One would have to be willfully blind -- a useful 
idiot, in Lenin's 
phrase -- to believe such a reeking falsehood. But 
when it comes to 
Castro, useful idiots have never been in short 
supply. From Norman 
Mailer to Jean-Paul Sartre, from Jesse Jackson to Ted 
Turner, a long 
line of admirers has swooned over the bearded tyrant, 
lavishly praising 
his wisdom and charm -- and never showing the 
slightest interest in his 
real record: cruelty, repression, and a death toll in 
the tens of thousands.

But Castro's mocking challenge -- ''try to find a 
single case" -- is not 
going unanswered. The Cuba Archive project 
(www.CubaArchive.org) is 
working to document the cost, in human life, of more 
than five decades 
of Cuban dictatorship. The New Jersey-based archive's 
tiny staff has set 
itself the monumental task of identifying every man, 
woman, and child 
killed by Cuba's rulers since March 10, 1952, the day 
Batista ousted the 
island's last democratically elected president. 
Meticulously, 
impartially, the archive's researchers are assembling 
the evidence that 
Castro claims doesn't exist -- victim by victim, one 
death at a time.

It is heartbreaking work. The revolution's victims 
have died in front of 
firing squads and been beaten to death by government 
goons; they have 
been sunk while at sea and shot down while flying; 
they have been killed 
for resisting communism at home and killed when sent 
to fight for 
communism abroad. In the hands of Castro's jailers, 
some have been 
driven to suicide; many more have disappeared.

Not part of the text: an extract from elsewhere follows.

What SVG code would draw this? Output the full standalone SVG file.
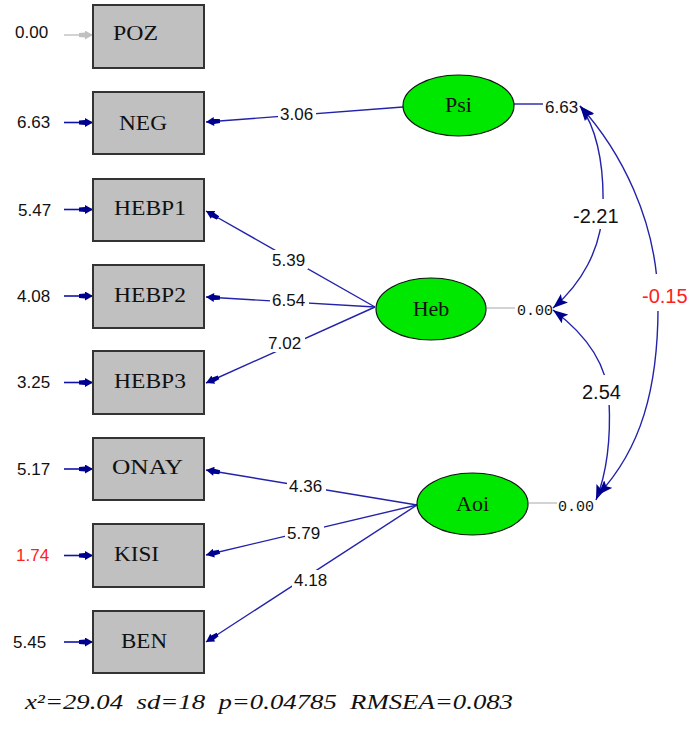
<svg xmlns="http://www.w3.org/2000/svg" width="693" height="729" viewBox="0 0 693 729">
<style>
.box{fill:#c0c0c0;stroke:#333;stroke-width:2}
.ell{fill:#00e800;stroke:#111;stroke-width:1.2}
.nt{font-family:"Liberation Serif","Times New Roman",serif;font-size:22px;fill:#111}
.num{font-family:"Liberation Sans",Arial,sans-serif;font-size:17px;fill:#111}
.cv{font-family:"Liberation Sans",Arial,sans-serif;font-size:20px;fill:#111}
.bg{fill:#fff}
.red{fill:#ff2020}
.mono{font-family:"Liberation Mono","Courier New",monospace;font-size:15px;fill:#111}
.ln{fill:none;stroke:#2222aa;stroke-width:1.4}
.gray{fill:none;stroke:#c8c8c8;stroke-width:1.6}
.err{fill:none;stroke:#1111aa;stroke-width:1.6}
.fit{font-family:"Liberation Serif","Times New Roman",serif;font-style:italic;font-size:22px;fill:#111;white-space:pre}
</style>
<defs>
<marker id="ah" viewBox="0 0 14 9" refX="14" refY="4.5" markerWidth="14" markerHeight="9" markerUnits="userSpaceOnUse" orient="auto-start-reverse">
<polygon points="0,2.5 6,2 6,0 14,4.5 6,9 6,7 0,6.5" fill="#00008f"/>
</marker>
<marker id="ahg" viewBox="0 0 14 9" refX="14" refY="4.5" markerWidth="14" markerHeight="9" markerUnits="userSpaceOnUse" orient="auto">
<polygon points="0,2.5 6,2 6,0 14,4.5 6,9 6,7 0,6.5" fill="#c0c0c0"/>
</marker>
<marker id="ahc" viewBox="0 0 15 11" refX="15" refY="5.5" markerWidth="15" markerHeight="11" markerUnits="userSpaceOnUse" orient="auto-start-reverse">
<polygon points="0,0 15,5.5 0,11 3,5.5" fill="#00008f"/>
</marker>
</defs>

<g id="connectors">
<line class="gray" x1="64" y1="35" x2="93" y2="35" marker-end="url(#ahg)"/>
<line class="err" x1="64" y1="122.5" x2="93" y2="122.5" marker-end="url(#ah)"/>
<line class="err" x1="64" y1="209.5" x2="93" y2="209.5" marker-end="url(#ah)"/>
<line class="err" x1="64" y1="296" x2="93" y2="296" marker-end="url(#ah)"/>
<line class="err" x1="64" y1="382.5" x2="93" y2="382.5" marker-end="url(#ah)"/>
<line class="err" x1="64" y1="469" x2="93" y2="469" marker-end="url(#ah)"/>
<line class="err" x1="64" y1="555.5" x2="93" y2="555.5" marker-end="url(#ah)"/>
<line class="err" x1="64" y1="642" x2="93" y2="642" marker-end="url(#ah)"/>

<line class="ln" x1="403" y1="107" x2="206" y2="122" marker-end="url(#ah)"/>
<line class="ln" x1="375" y1="307" x2="206" y2="211" marker-end="url(#ah)"/>
<line class="ln" x1="375" y1="307" x2="206" y2="297" marker-end="url(#ah)"/>
<line class="ln" x1="375" y1="307" x2="206" y2="383" marker-end="url(#ah)"/>
<line class="ln" x1="417" y1="505" x2="206" y2="470" marker-end="url(#ah)"/>
<line class="ln" x1="417" y1="505" x2="206" y2="555" marker-end="url(#ah)"/>
<line class="ln" x1="417" y1="505" x2="206" y2="642" marker-end="url(#ah)"/>

<line class="ln" x1="514" y1="104" x2="543" y2="104"/>
<line class="gray" x1="487" y1="308" x2="515" y2="308"/>
<line class="gray" x1="529" y1="503" x2="557" y2="503"/>

<path class="ln" d="M580,106 C595,125 604,160 603,205 C602,250 580,285 553,308" marker-start="url(#ahc)" marker-end="url(#ahc)"/>
<path class="ln" d="M553,310 C580,330 607,360 609,400 C611,440 606,475 596,500" marker-start="url(#ahc)" marker-end="url(#ahc)"/>
<path class="ln" d="M580,106 C620,150 657,220 658,300 C659,390 640,450 598,495" marker-start="url(#ahc)" marker-end="url(#ahc)"/>

<rect class="bg" x="278" y="104" width="38" height="19"/>
<rect class="bg" x="270" y="250" width="38" height="19"/>
<rect class="bg" x="270" y="290" width="39" height="19"/>
<rect class="bg" x="266" y="333" width="39" height="19"/>
<rect class="bg" x="287" y="476" width="39" height="19"/>
<rect class="bg" x="285" y="523" width="39" height="19"/>
<rect class="bg" x="292" y="570" width="38" height="19"/>
<rect class="bg" x="571" y="199" width="50" height="30"/>
<rect class="bg" x="580" y="375" width="42" height="30"/>
<rect class="bg" x="640" y="274" width="50" height="37"/>

<text class="num" x="280" y="120">3.06</text>
<text class="num" x="272" y="266">5.39</text>
<text class="num" x="272" y="306">6.54</text>
<text class="num" x="268" y="349">7.02</text>
<text class="num" x="289" y="492">4.36</text>
<text class="num" x="287" y="539">5.79</text>
<text class="num" x="294" y="586">4.18</text>
<text class="cv" x="573" y="223">-2.21</text>
<text class="cv" x="582" y="399">2.54</text>
<text class="cv red" x="642" y="303">-0.15</text>
</g>

<g id="POZ"><rect class="box" x="93" y="5" width="111" height="63"/><text class="nt" x="113" y="40" textLength="45" lengthAdjust="spacingAndGlyphs">POZ</text><text class="num" x="15" y="38">0.00</text></g>
<g id="NEG"><rect class="box" x="93" y="92" width="111" height="62"/><text class="nt" x="119" y="130" textLength="48" lengthAdjust="spacingAndGlyphs">NEG</text><text class="num" x="17" y="128">6.63</text></g>
<g id="HEBP1"><rect class="box" x="93" y="179" width="111" height="62"/><text class="nt" x="114" y="215" textLength="72" lengthAdjust="spacingAndGlyphs">HEBP1</text><text class="num" x="18" y="216">5.47</text></g>
<g id="HEBP2"><rect class="box" x="93" y="265" width="111" height="63"/><text class="nt" x="114" y="302" textLength="72" lengthAdjust="spacingAndGlyphs">HEBP2</text><text class="num" x="17" y="302">4.08</text></g>
<g id="HEBP3"><rect class="box" x="93" y="351" width="111" height="63"/><text class="nt" x="114" y="388" textLength="72" lengthAdjust="spacingAndGlyphs">HEBP3</text><text class="num" x="17" y="388">3.25</text></g>
<g id="ONAY"><rect class="box" x="93" y="438" width="111" height="62"/><text class="nt" x="112" y="474" textLength="71" lengthAdjust="spacingAndGlyphs">ONAY</text><text class="num" x="17" y="475">5.17</text></g>
<g id="KISI"><rect class="box" x="93" y="524" width="111" height="63"/><text class="nt" x="114" y="561" textLength="45" lengthAdjust="spacingAndGlyphs">KISI</text><text class="num red" x="16" y="561">1.74</text></g>
<g id="BEN"><rect class="box" x="93" y="611" width="111" height="62"/><text class="nt" x="121" y="648" textLength="46" lengthAdjust="spacingAndGlyphs">BEN</text><text class="num" x="13" y="648">5.45</text></g>

<g id="Psi"><ellipse class="ell" cx="458.5" cy="105.5" rx="55.5" ry="30.5"/><text class="nt" x="458.5" y="112" text-anchor="middle" font-size="21">Psi</text><text class="num" x="545" y="113" font-size="14">6.63</text></g>
<g id="Heb"><ellipse class="ell" cx="431" cy="309" rx="55" ry="31"/><text class="nt" x="431" y="316" text-anchor="middle" font-size="21">Heb</text><text class="mono" x="517" y="315">0.00</text></g>
<g id="Aoi"><ellipse class="ell" cx="472.5" cy="504" rx="55.5" ry="31"/><text class="nt" x="472.5" y="511" text-anchor="middle" font-size="21">Aoi</text><text class="mono" x="558" y="511">0.00</text></g>

<text class="fit" x="25" y="709" textLength="488" lengthAdjust="spacingAndGlyphs">x²=29.04  sd=18  p=0.04785  RMSEA=0.083</text>
</svg>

It is also slow and painstaking work. Each death 
entered into the 
archive must be confirmed by at least two independent 
sources and 
documented, to the extent possible, with photographs, 
eyewitness 
testimony, and the recollections of survivors. ''We 
don't want to just 
record names and numbers," says Maria Werlau, the 
president of the Cuba 
Archive. ''We want to tell each story. We want the 
world to know the 
magnitude of the Cuban tragedy."

So far the archive has catalogued the deaths of 9,240 
victims of the 
Castro regime. Who were they? Sister Aida Rosa Perez, 
who was sent to 
prison as an ''enemy of the revolution" and died of 
heart failure 
brought on by torture and hard labor. Estanislao 
Gonzalez Quintana, who 
died in police custody four days after being detained 
for ''unlawful 
economic activity"; his corpse was visibly bruised 
and had a deep gash 
in the forehead. The three Garcia-Marin Thompson 
brothers, who sought 
asylum at the Vatican embassy in Havana, only to be 
seized by Interior 
Ministry troops and executed after a summary hearing. 
Mrs. Alberto Lazo 
Pastrana, who died with her three children when the 
boat on which they 
were trying to leave Cuba was sunk by the Cuban navy; 
the mother was 
eaten by sharks and the children were never seen 
again. Carlos Alberto 
Costa, a 29-year-old American, who was shot down by a 
Cuban jet fighter 
as he flew an unarmed plane on a search-and-rescue 
mission over 
international waters in 1996.

Plus 9,230 others.

But that is just the tip of the iceberg. Werlau and 
the archive's 
research director, Armando Lago, an economist who has 
spent years 
analyzing the costs of the Cuban revolution, expect 
the total number of 
deaths to be far higher. As many as 77,000 Cubans may 
have lost their 
lives trying to escape the island; their deaths, too, 
will eventually be 
added to the archive.

Werlau, who lived in Chile during the Pinochet 
dictatorship, saw 
firsthand how international awareness of human rights 
atrocities helped 
Chile reinstate its democracy. ''The Castro regime 
executed more people 
in just its first three years than the Pinochet 
regime killed or 
'disappeared' in its entire 17 years in power," she 
says. ''Yet Castro's 
victims, who number so many times more -- and who 
include not just 
political opponents but entire families assassinated 
for trying to flee 
-- remain unknown, ignored, or forgotten.

''We just had to do something about it."